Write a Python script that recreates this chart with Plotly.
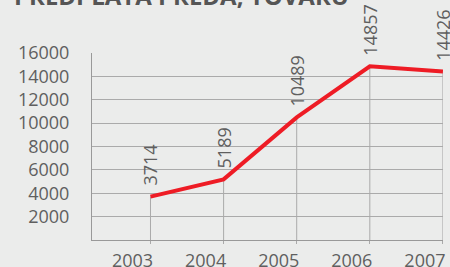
import plotly.graph_objects as go

years = [2003, 2004, 2005, 2006, 2007]
values = [3714, 5189, 10489, 14857, 14426]
y_ticks = [2000, 4000, 6000, 8000, 10000, 12000, 14000, 16000]
title_text = "PREDPLATA PREDA, TOVARU"

BG = "#ebeceb"
GRID = "#aaaaaa"
TXT = "#5f5f5f"
FONT = "Open Sans"
FS = 18

fig = go.Figure()
fig.add_trace(go.Scatter(
    x=years, y=values, mode="lines",
    line=dict(color="#ee1c25", width=4),
    error_y=dict(type="data", symmetric=False, array=[0]*len(values),
                 arrayminus=values, color=GRID, thickness=1, width=0),
    hoverinfo="skip", showlegend=False, cliponaxis=False,
))

for x, v in zip(years, values):
    fig.add_annotation(x=x, y=v, text=str(v), textangle=-90, showarrow=False,
                       xanchor="center", yanchor="bottom", yshift=9,
                       font=dict(family=FONT, size=FS, color=TXT))

fig.add_annotation(xref="paper", yref="paper", x=-92/351, y=(240-14)/187,
                   text="<b>" + title_text + "</b>", showarrow=False,
                   xanchor="left", yanchor="bottom", xshift=12,
                   font=dict(family=FONT, size=24, color="#555555"))

fig.update_layout(
    width=450, height=267,
    margin=dict(l=92, r=7, t=53, b=27, autoexpand=False),
    paper_bgcolor=BG, plot_bgcolor=BG,
    xaxis=dict(range=[2002.2, 2007.001], tickvals=years,
               ticktext=[str(y) for y in years], showgrid=False,
               showline=True, linecolor="#999999", linewidth=1,
               ticks="outside", ticklen=3, tickcolor=GRID,
               tickfont=dict(family=FONT, size=FS, color=TXT),
               ticklabeloverflow="allow", ticklabelshift=-18,
               ticklabelstandoff=1,
               zeroline=False, fixedrange=True, automargin=False),
    yaxis=dict(range=[0, 16000], tickvals=y_ticks,
               ticktext=[str(t) for t in y_ticks], showgrid=True,
               gridcolor=GRID, gridwidth=1, showline=True,
               linecolor="#999999", linewidth=1, zeroline=False,
               ticks="", tickfont=dict(family=FONT, size=FS, color=TXT),
               ticklabelstandoff=18, fixedrange=True, automargin=False),
)

fig.write_html("out.html",
               config={"displayModeBar": False, "staticPlot": True},
               post_script="document.body.style.margin='0';"
                           "document.body.style.overflow='hidden';"
                           "document.body.style.background='" + BG + "';")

→ Work to be completed
Omit the pictures, and quote the material above exactly as given.

→ Output for this exercise
Write a Python script that recreates this chart with Plotly.
import plotly.graph_objects as go

years = [2003, 2004, 2005, 2006, 2007]
values = [3714, 5189, 10489, 14857, 14426]
y_ticks = [2000, 4000, 6000, 8000, 10000, 12000, 14000, 16000]
title_text = "PREDPLATA PREDA, TOVARU"

BG = "#ebeceb"
GRID = "#aaaaaa"
TXT = "#5f5f5f"
FONT = "Open Sans"
FS = 18

fig = go.Figure()
fig.add_trace(go.Scatter(
    x=years, y=values, mode="lines",
    line=dict(color="#ee1c25", width=4),
    error_y=dict(type="data", symmetric=False, array=[0]*len(values),
                 arrayminus=values, color=GRID, thickness=1, width=0),
    hoverinfo="skip", showlegend=False, cliponaxis=False,
))

for x, v in zip(years, values):
    fig.add_annotation(x=x, y=v, text=str(v), textangle=-90, showarrow=False,
                       xanchor="center", yanchor="bottom", yshift=9,
                       font=dict(family=FONT, size=FS, color=TXT))

fig.add_annotation(xref="paper", yref="paper", x=-92/351, y=(240-14)/187,
                   text="<b>" + title_text + "</b>", showarrow=False,
                   xanchor="left", yanchor="bottom", xshift=12,
                   font=dict(family=FONT, size=24, color="#555555"))

fig.update_layout(
    width=450, height=267,
    margin=dict(l=92, r=7, t=53, b=27, autoexpand=False),
    paper_bgcolor=BG, plot_bgcolor=BG,
    xaxis=dict(range=[2002.2, 2007.001], tickvals=years,
               ticktext=[str(y) for y in years], showgrid=False,
               showline=True, linecolor="#999999", linewidth=1,
               ticks="outside", ticklen=3, tickcolor=GRID,
               tickfont=dict(family=FONT, size=FS, color=TXT),
               ticklabeloverflow="allow", ticklabelshift=-18,
               ticklabelstandoff=1,
               zeroline=False, fixedrange=True, automargin=False),
    yaxis=dict(range=[0, 16000], tickvals=y_ticks,
               ticktext=[str(t) for t in y_ticks], showgrid=True,
               gridcolor=GRID, gridwidth=1, showline=True,
               linecolor="#999999", linewidth=1, zeroline=False,
               ticks="", tickfont=dict(family=FONT, size=FS, color=TXT),
               ticklabelstandoff=18, fixedrange=True, automargin=False),
)

fig.write_html("out.html",
               config={"displayModeBar": False, "staticPlot": True},
               post_script="document.body.style.margin='0';"
                           "document.body.style.overflow='hidden';"
                           "document.body.style.background='" + BG + "';")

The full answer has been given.